The Halle is far from the only orchestra in trouble. With government funding at a standstill for five years, it is crunch time for many of the finest. Several face financial collapse, and the Association of British Orchestras (ABO) describes their situation as "precarious".

Nearly all orchestras have funding difficulties. The Royal Liverpool Philharmonic Orchestra has a pounds 2m deficit. Its chief executive, Antony Lewis-Crosby, says the situation is "fairly desperate" for most orchestras. And after years of success under Sir Simon Rattle, the City of Birmingham Symphony Orchestra is heading for financial problems.

"If this was down to individual bad management we might see one or two orchestras in trouble," says Libby MacNamara, director of the ABO. "But we're talking about the whole sector."

Last year the Halle axed musicians and staff when it came close to bankruptcy, and an emergency public appeal helped to raise pounds 1.2m. "Without the Halle appeal, the orchestra would not be here," says Andy Ryans, the marketing director.

Lack of funding hampers British orchestras competing with continental counterparts which enjoy far more public backing. The Munich Philharmonic receives pounds 16m a year in grants; the acclaimed Berlin Philharmonic gets roughly the same. The London Symphony Orchestra, one of a handful of world- class orchestras, receives pounds 2.6m in public money in a turnover of pounds 8.3m.

The financial complexities of putting on a concert turn even the most high-profile events into loss-makers. Last Tuesday, 100 LSO musicians took part in a concert of Mozart and Strauss at London's Barbican Hall. Staging a major concert might cost pounds 60,000 to pounds 70,000. A sell-out concert at the Barbican - which has an 89 per cent attendance rate - raises only half that.

Wages are the biggest cost for the orchestra, but cutting the size is not always possible when the music requires more players.

The LSO's predicament is not among the worst. Because it is based in London, where other work is available, it gets away with paying members only for the rehearsals and performances it does. In the regions, orchestras would not exist without a fully salaried staff. And with an inflexible staff cost, the impact of standstill subsidies has been dramatic.
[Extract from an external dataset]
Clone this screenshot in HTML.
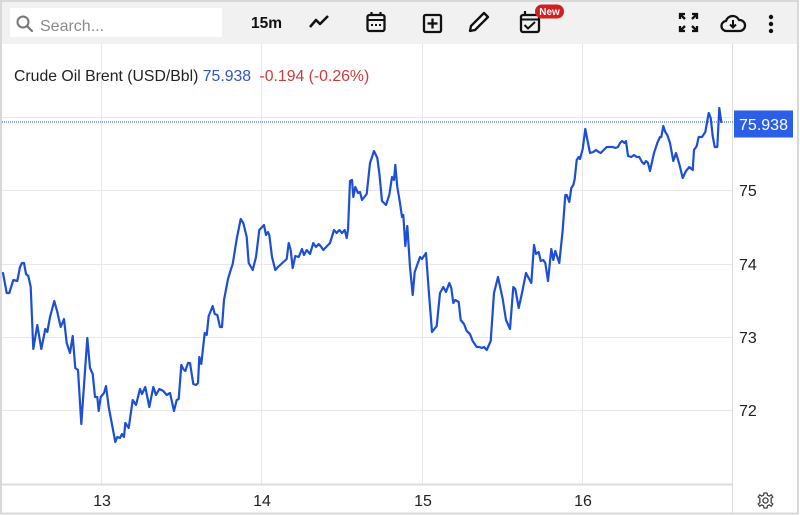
<!DOCTYPE html>
<html><head><meta charset="utf-8">
<style>
html,body{margin:0;padding:0;background:#fff;}
body{width:800px;height:515px;overflow:hidden;position:relative;font-family:"Liberation Sans",Arial,sans-serif;}
</style></head>
<body>
<svg width="800" height="515" viewBox="0 0 800 515" xmlns="http://www.w3.org/2000/svg" style="position:absolute;left:0;top:0">
  <rect x="0" y="0" width="800" height="515" fill="#fff"/>
  <!-- toolbar -->
  <rect x="1" y="1" width="797" height="43" fill="#f1f1f1"/>
  <rect x="10" y="8" width="212" height="29" fill="#fff"/>
  <circle cx="23" cy="22" r="5.5" fill="none" stroke="#777" stroke-width="2"/>
  <line x1="27" y1="26" x2="32" y2="31" stroke="#777" stroke-width="2.2" stroke-linecap="round"/>
  <text x="40" y="31" font-size="16" fill="#8a8a8a" font-family="Liberation Sans, Arial, sans-serif">Search...</text>
  <text x="251" y="28" font-size="15.5" font-weight="bold" fill="#111" font-family="Liberation Sans, Arial, sans-serif">15m</text>
  <polyline points="310,27 316,20 320,24 328,16" fill="none" stroke="#111" stroke-width="2.5" stroke-linejoin="round"/>
  <rect x="367.5" y="15" width="17" height="16" rx="2" fill="none" stroke="#111" stroke-width="2.3"/>
  <line x1="367.5" y1="20" x2="384.5" y2="20" stroke="#111" stroke-width="2"/>
  <line x1="371.5" y1="12" x2="371.5" y2="16" stroke="#111" stroke-width="2.2"/>
  <line x1="380.5" y1="12" x2="380.5" y2="16" stroke="#111" stroke-width="2.2"/>
  <rect x="371" y="24" width="2" height="2" fill="#111"/><rect x="375" y="24" width="2" height="2" fill="#111"/><rect x="379" y="24" width="2" height="2" fill="#111"/>
  <rect x="424" y="15" width="17" height="17" rx="1.5" fill="none" stroke="#111" stroke-width="2.3"/>
  <line x1="432.5" y1="18.5" x2="432.5" y2="28.5" stroke="#111" stroke-width="2.3"/>
  <line x1="427.5" y1="23.5" x2="437.5" y2="23.5" stroke="#111" stroke-width="2.3"/>
  <path d="M470 31 L471 26 L484 13 L488 17 L475 30 Z" fill="#fff" stroke="#111" stroke-width="2.3" stroke-linejoin="round"/>
  <rect x="521" y="15" width="18" height="17" rx="2" fill="none" stroke="#111" stroke-width="2.3"/>
  <line x1="521" y1="19.5" x2="539" y2="19.5" stroke="#111" stroke-width="2"/>
  <line x1="525" y1="11" x2="525" y2="15" stroke="#111" stroke-width="2.2"/>
  <polyline points="524.5,25 528,28.5 535,22" fill="none" stroke="#111" stroke-width="2"/>
  <rect x="535" y="4.5" width="29" height="14" rx="7" fill="#d21f1f"/>
  <text x="549.5" y="15" font-size="10" font-weight="bold" fill="#fff" text-anchor="middle" font-family="Liberation Sans, Arial, sans-serif">New</text>
  <g stroke="#111" stroke-width="2.3" fill="none">
    <path d="M680 19 L680 14 L685 14 M680 14 L685 19"/>
    <path d="M697 19 L697 14 L692 14 M697 14 L692 19"/>
    <path d="M680 26 L680 31 L685 31 M680 31 L685 26"/>
    <path d="M697 26 L697 31 L692 31 M697 31 L692 26"/>
  </g>
  <path d="M727 31 a5 5 0 0 1 -1 -10 a7 7 0 0 1 13 -1 a5.5 5.5 0 0 1 1 11 Z" fill="none" stroke="#111" stroke-width="2.3" stroke-linejoin="round"/>
  <line x1="733" y1="20" x2="733" y2="27" stroke="#111" stroke-width="2"/>
  <polyline points="730,24.5 733,27.5 736,24.5" fill="none" stroke="#111" stroke-width="2"/>
  <circle cx="771" cy="17" r="2.2" fill="#111"/><circle cx="771" cy="24" r="2.2" fill="#111"/><circle cx="771" cy="31" r="2.2" fill="#111"/>

  <!-- grid -->
  <g stroke="#e8e8e8" stroke-width="1">
    <line x1="101.5" y1="44" x2="101.5" y2="484"/>
    <line x1="261.5" y1="44" x2="261.5" y2="484"/>
    <line x1="422.5" y1="44" x2="422.5" y2="484"/>
    <line x1="582.5" y1="44" x2="582.5" y2="484"/>
    <line x1="2" y1="117.5" x2="732" y2="117.5"/>
    <line x1="2" y1="190.5" x2="732" y2="190.5"/>
    <line x1="2" y1="264.5" x2="732" y2="264.5"/>
    <line x1="2" y1="337.5" x2="732" y2="337.5"/>
    <line x1="2" y1="410.5" x2="732" y2="410.5"/>
  </g>
  <line x1="2" y1="484.5" x2="733" y2="484.5" stroke="#dcdcdc" stroke-width="2"/>
  <line x1="732.5" y1="44" x2="732.5" y2="514" stroke="#dcdcdc" stroke-width="1"/>
  <rect x="1" y="1" width="797" height="512.5" fill="none" stroke="#d8d8d8" stroke-width="2"/>

  <!-- legend -->
  <text x="14" y="81" font-size="15.8" fill="#222" font-family="Liberation Sans, Arial, sans-serif">Crude Oil Brent (USD/Bbl) <tspan fill="#2f55c4">75.938</tspan> <tspan fill="#cc3b3b" dx="4">-0.194 (-0.26%)</tspan></text>

  <line x1="2" y1="122" x2="733" y2="122" stroke="#2a55d6" stroke-width="1" stroke-dasharray="1,1"/>

  <polyline fill="none" stroke="#1c4fd6" stroke-width="2.2" stroke-linejoin="round" stroke-linecap="round" points="3,273 6.7,293 9.3,293 13.3,280 17.3,281 20,267 22,263 24,263 26,274 28.3,276 30.7,287 33.3,349 37.3,325 41.3,349 45.3,329 47.3,332 50,317 54.3,301 57.3,312 60.7,327 64,319 66.7,343 70,353 72.7,336 75.3,368 78,370 81.3,424 87.3,338 90,368 92.7,374 95,397 97.3,397 98.7,411 100.7,397 104,393 106,386 108.7,407 115.3,442 117.3,437 120,438 122,434 124,437 125.3,423 128.7,428 132.7,400 136,405 140,389 142,394 145.3,387 149.3,407 153.3,387 156,395 159.3,389 163.3,391 166.7,395 170,393 174,411 176.7,400 178.7,399 181.3,365 183.3,369 185.3,371 188,363 190,363 193.3,384 196,385 198,383 199.3,357 201.3,364 204.7,333 206.7,335 208.7,316 212.7,306 214.7,314 217.3,315 220,327 222,327 224,300 228,279 230.7,270 232.7,264 236.7,239 240.7,219 243.3,223 246.7,237 248.7,263 252.7,270 256,257 259.3,230 264,225 266,235 268,232 269.3,235 272,257 275.3,270 278,267 286.7,259 288.7,243 290.7,250 292.7,268 295.3,256 298.7,257 302,249 304,255 306.7,250 310,254 313.3,243 316,247 318.7,244 321.3,247 323.3,250 330,243 334,230 336.7,233 339.3,230 342,233 344.7,230 346.7,238 348,230 350,181 352,180 353.3,197 355.3,187 358,193 360,192 362,200 366.7,194 370,163 374,151 377.3,158 379.3,173 382,201 386,205 389.3,195 392,177 394,180 395.3,165 397.3,187 400,203 402,217 403.3,215 405.3,246 407.3,226 410,267 412.7,295 414.7,272 420,257 422,259 426,253 428.7,290 432,332 436.7,326 440,293 443.3,287 446,292 449.3,283 451.3,288 453.3,303 455.3,300 458.7,302 460.7,320 464,324 466.7,331 470,334 472.7,341 476.7,347 479.3,347 482,348 484,347 486.7,350 490.7,341 494,293 498,277 502.7,299 506,320 510,329 513.3,287 515.3,289 518.7,308 522,293 526,273 531.3,283 534,245 536,254 538.7,252 540.7,261 543.3,260 545.3,263 548,281 551.3,249 553.3,260 555.3,251 559.3,263 562.7,230 565.3,195 566.7,195 569.3,202 571.3,188 573.3,185 574.7,179 576.7,160 578.7,157 580,159 582.7,149 585.3,129 588,143 590,153 593.3,152 596,150 598.7,152 600.7,153 606.7,147 612.7,147 615.3,148 618,147 620,143 622,141 624.7,143 626,141 628,156 631.3,157 634,155 636.7,157 639.3,157 642,162 644,164 646,161 648,163 650,171 654,153 657.3,143 660,137 661.3,137 663.3,126 665.3,132 667.3,135 670,143 673.3,161 676,153 679.3,164 682.7,178 686,171 689.3,167 692.7,170 694,150 696.7,146 698.7,137 702,137 705.3,132 708.7,113 710.7,118 712.7,136 714.7,147 717.3,147 719.3,108 721.3,122"/>

  <g font-size="16" fill="#222" font-family="Liberation Sans, Arial, sans-serif">
    <text x="739" y="196">75</text>
    <text x="739" y="270">74</text>
    <text x="739" y="343">73</text>
    <text x="739" y="416">72</text>
  </g>
  <rect x="734" y="110.5" width="59" height="27" fill="#2c5fe8"/>
  <text x="763.5" y="130" font-size="16" fill="#fff" text-anchor="middle" font-family="Liberation Sans, Arial, sans-serif">75.938</text>

  <g font-size="16" fill="#222" text-anchor="middle" font-family="Liberation Sans, Arial, sans-serif">
    <text x="102" y="506">13</text>
    <text x="262" y="506">14</text>
    <text x="423" y="506">15</text>
    <text x="583" y="506">16</text>
  </g>
  <g transform="translate(765.5,500.5)" fill="none" stroke="#444" stroke-width="1.3">
    <path d="M-1.5,-7.5 L1.5,-7.5 L2,-5.2 L3.8,-4.4 L5.7,-5.7 L7.3,-3.5 L5.5,-2 L5.8,0 L5.5,2 L7.3,3.5 L5.7,5.7 L3.8,4.4 L2,5.2 L1.5,7.5 L-1.5,7.5 L-2,5.2 L-3.8,4.4 L-5.7,5.7 L-7.3,3.5 L-5.5,2 L-5.8,0 L-5.5,-2 L-7.3,-3.5 L-5.7,-5.7 L-3.8,-4.4 L-2,-5.2 Z"/>
    <circle cx="0" cy="0" r="2.6"/>
  </g>
</svg>
</body></html>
Other sources of revenue for orchestras have also declined, notably recording, which is in the doldrums. Ten years ago, a third of LSO concerts were recorded, this year there might be three.

Sponsorship is also vital. Pauline Gilbertson, a director of the English Chamber Orchestra, says they break even, despite no Arts Council funding, but need more money to survive. "Good luck as well as high musical standards have helped to keep us in the black so far," she says. "But we'll need substantial sponsorship to maintain musical standards."

The Arts Council says it reconsiders the situation. "We're taking it seriously," says a spokeswoman. "But we don't want to throw money at them."